* BEGIN *

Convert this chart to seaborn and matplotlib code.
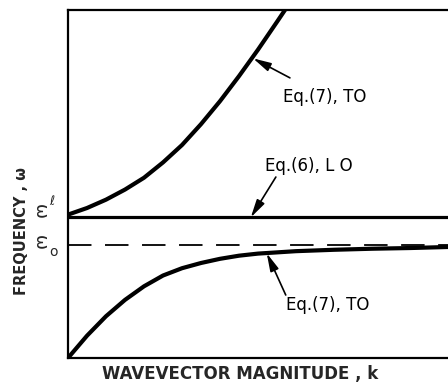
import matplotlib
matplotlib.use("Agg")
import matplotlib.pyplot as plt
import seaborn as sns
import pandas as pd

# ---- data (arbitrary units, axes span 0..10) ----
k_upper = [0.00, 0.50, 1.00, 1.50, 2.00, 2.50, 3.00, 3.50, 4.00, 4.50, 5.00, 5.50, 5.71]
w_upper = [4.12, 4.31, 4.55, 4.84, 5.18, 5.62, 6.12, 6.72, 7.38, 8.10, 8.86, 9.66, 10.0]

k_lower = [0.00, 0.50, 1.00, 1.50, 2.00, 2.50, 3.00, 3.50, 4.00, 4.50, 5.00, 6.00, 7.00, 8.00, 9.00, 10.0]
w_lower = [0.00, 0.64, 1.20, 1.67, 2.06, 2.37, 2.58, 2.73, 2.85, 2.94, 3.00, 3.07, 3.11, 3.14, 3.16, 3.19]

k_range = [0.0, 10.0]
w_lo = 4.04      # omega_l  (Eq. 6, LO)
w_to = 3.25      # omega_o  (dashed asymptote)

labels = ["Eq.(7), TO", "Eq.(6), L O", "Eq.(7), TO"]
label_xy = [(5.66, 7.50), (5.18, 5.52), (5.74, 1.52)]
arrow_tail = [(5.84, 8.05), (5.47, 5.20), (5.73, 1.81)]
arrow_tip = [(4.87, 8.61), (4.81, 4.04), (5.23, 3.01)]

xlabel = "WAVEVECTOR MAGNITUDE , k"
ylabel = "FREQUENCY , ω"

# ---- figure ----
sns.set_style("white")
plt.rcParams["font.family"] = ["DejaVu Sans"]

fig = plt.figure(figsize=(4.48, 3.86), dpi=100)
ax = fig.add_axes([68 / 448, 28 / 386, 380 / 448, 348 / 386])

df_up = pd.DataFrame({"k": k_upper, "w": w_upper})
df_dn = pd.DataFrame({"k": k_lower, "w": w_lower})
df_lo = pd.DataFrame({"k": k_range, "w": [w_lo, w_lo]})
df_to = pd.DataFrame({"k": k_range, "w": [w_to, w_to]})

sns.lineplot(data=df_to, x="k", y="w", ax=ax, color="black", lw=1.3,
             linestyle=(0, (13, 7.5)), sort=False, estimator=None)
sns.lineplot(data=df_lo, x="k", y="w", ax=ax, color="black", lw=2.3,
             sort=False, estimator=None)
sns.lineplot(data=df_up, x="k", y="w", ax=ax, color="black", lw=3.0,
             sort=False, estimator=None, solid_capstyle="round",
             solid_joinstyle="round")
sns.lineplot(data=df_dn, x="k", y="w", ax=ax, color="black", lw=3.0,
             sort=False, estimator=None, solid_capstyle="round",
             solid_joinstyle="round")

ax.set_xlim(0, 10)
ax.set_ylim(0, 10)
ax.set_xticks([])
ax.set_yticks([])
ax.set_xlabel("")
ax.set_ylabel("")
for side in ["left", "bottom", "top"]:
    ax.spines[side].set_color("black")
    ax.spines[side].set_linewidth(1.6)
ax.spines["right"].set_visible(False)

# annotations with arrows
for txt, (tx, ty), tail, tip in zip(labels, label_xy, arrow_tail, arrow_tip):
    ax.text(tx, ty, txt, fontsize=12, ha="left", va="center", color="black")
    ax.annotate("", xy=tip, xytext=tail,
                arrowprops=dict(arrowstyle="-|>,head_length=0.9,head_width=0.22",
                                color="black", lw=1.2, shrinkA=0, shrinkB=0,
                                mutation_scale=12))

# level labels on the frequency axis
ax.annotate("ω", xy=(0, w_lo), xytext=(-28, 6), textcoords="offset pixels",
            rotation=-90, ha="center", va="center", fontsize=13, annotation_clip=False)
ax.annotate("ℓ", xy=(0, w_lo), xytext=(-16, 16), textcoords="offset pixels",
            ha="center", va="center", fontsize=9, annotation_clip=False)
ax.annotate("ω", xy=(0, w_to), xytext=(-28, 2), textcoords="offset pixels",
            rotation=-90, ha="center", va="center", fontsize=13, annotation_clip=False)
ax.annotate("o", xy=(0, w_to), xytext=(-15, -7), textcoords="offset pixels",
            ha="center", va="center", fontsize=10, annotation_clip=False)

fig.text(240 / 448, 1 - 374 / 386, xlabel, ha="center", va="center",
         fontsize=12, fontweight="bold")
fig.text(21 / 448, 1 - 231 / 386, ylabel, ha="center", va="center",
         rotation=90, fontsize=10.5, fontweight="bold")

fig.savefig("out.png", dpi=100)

* END *
* BEGIN *

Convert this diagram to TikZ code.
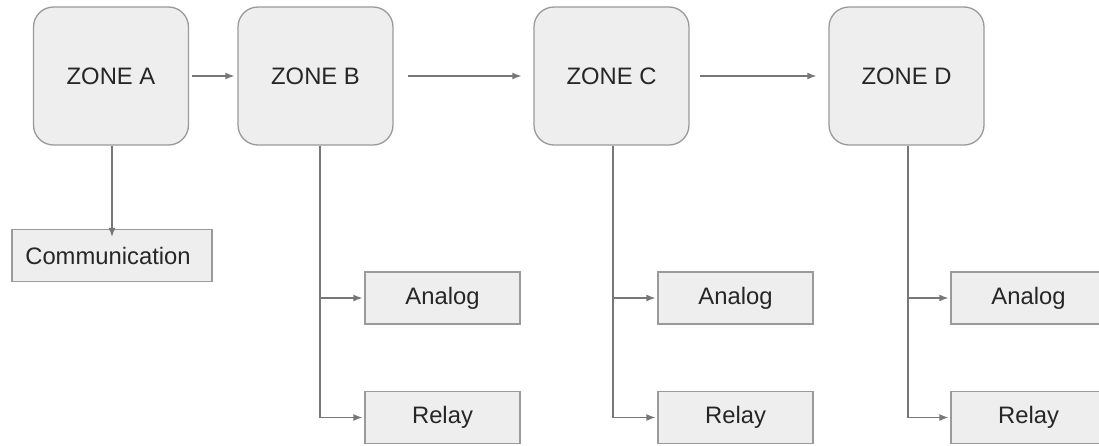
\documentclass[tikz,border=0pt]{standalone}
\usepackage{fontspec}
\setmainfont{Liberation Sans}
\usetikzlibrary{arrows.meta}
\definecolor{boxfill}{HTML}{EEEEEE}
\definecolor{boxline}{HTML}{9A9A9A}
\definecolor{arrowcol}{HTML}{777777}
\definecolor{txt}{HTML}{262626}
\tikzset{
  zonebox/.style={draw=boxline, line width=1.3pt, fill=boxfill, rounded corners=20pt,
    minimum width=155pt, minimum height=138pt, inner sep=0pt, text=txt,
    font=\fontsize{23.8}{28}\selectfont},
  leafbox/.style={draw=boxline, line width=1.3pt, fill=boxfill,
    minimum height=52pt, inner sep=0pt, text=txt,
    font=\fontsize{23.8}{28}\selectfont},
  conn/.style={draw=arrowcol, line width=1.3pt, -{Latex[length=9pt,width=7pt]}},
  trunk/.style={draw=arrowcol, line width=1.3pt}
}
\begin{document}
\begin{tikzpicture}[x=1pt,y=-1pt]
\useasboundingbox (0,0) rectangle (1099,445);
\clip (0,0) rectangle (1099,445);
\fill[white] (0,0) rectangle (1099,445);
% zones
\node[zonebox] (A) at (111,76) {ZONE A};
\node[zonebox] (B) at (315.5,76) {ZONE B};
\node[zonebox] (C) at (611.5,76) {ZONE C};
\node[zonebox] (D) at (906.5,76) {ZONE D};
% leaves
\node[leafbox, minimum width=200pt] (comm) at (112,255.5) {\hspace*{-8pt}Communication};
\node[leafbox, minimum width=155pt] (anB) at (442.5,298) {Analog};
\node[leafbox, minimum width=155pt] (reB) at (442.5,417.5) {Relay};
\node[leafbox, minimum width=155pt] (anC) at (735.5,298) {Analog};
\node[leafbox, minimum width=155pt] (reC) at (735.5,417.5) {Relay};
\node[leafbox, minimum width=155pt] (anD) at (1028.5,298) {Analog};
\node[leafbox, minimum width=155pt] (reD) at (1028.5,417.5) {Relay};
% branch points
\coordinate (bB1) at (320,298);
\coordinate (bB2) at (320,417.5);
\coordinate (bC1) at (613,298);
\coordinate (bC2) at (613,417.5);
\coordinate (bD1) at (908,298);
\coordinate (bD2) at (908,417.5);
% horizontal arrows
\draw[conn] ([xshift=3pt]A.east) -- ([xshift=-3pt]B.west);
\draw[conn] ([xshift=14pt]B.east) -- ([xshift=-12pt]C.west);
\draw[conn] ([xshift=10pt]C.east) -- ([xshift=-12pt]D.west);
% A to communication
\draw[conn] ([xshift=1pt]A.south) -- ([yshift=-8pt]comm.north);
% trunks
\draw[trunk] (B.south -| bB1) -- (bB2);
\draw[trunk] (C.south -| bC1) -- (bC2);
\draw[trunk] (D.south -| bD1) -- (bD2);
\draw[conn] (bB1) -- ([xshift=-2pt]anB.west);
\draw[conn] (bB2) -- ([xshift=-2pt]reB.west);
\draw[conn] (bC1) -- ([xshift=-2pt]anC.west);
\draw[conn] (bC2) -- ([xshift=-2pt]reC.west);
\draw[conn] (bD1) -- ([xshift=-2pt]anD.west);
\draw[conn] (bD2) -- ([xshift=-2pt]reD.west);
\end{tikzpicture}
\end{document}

* END *

> _The task_
Write out word for word the lines above that run from the one with "Convert this chart" to the one with "ax = fig.add_axes([68". Include both end lines; exclude the images.

> _Answer to this exercise_
Convert this chart to seaborn and matplotlib code.
import matplotlib
matplotlib.use("Agg")
import matplotlib.pyplot as plt
import seaborn as sns
import pandas as pd

# ---- data (arbitrary units, axes span 0..10) ----
k_upper = [0.00, 0.50, 1.00, 1.50, 2.00, 2.50, 3.00, 3.50, 4.00, 4.50, 5.00, 5.50, 5.71]
w_upper = [4.12, 4.31, 4.55, 4.84, 5.18, 5.62, 6.12, 6.72, 7.38, 8.10, 8.86, 9.66, 10.0]

k_lower = [0.00, 0.50, 1.00, 1.50, 2.00, 2.50, 3.00, 3.50, 4.00, 4.50, 5.00, 6.00, 7.00, 8.00, 9.00, 10.0]
w_lower = [0.00, 0.64, 1.20, 1.67, 2.06, 2.37, 2.58, 2.73, 2.85, 2.94, 3.00, 3.07, 3.11, 3.14, 3.16, 3.19]

k_range = [0.0, 10.0]
w_lo = 4.04      # omega_l  (Eq. 6, LO)
w_to = 3.25      # omega_o  (dashed asymptote)

labels = ["Eq.(7), TO", "Eq.(6), L O", "Eq.(7), TO"]
label_xy = [(5.66, 7.50), (5.18, 5.52), (5.74, 1.52)]
arrow_tail = [(5.84, 8.05), (5.47, 5.20), (5.73, 1.81)]
arrow_tip = [(4.87, 8.61), (4.81, 4.04), (5.23, 3.01)]

xlabel = "WAVEVECTOR MAGNITUDE , k"
ylabel = "FREQUENCY , ω"

# ---- figure ----
sns.set_style("white")
plt.rcParams["font.family"] = ["DejaVu Sans"]

fig = plt.figure(figsize=(4.48, 3.86), dpi=100)
ax = fig.add_axes([68 / 448, 28 / 386, 380 / 448, 348 / 386])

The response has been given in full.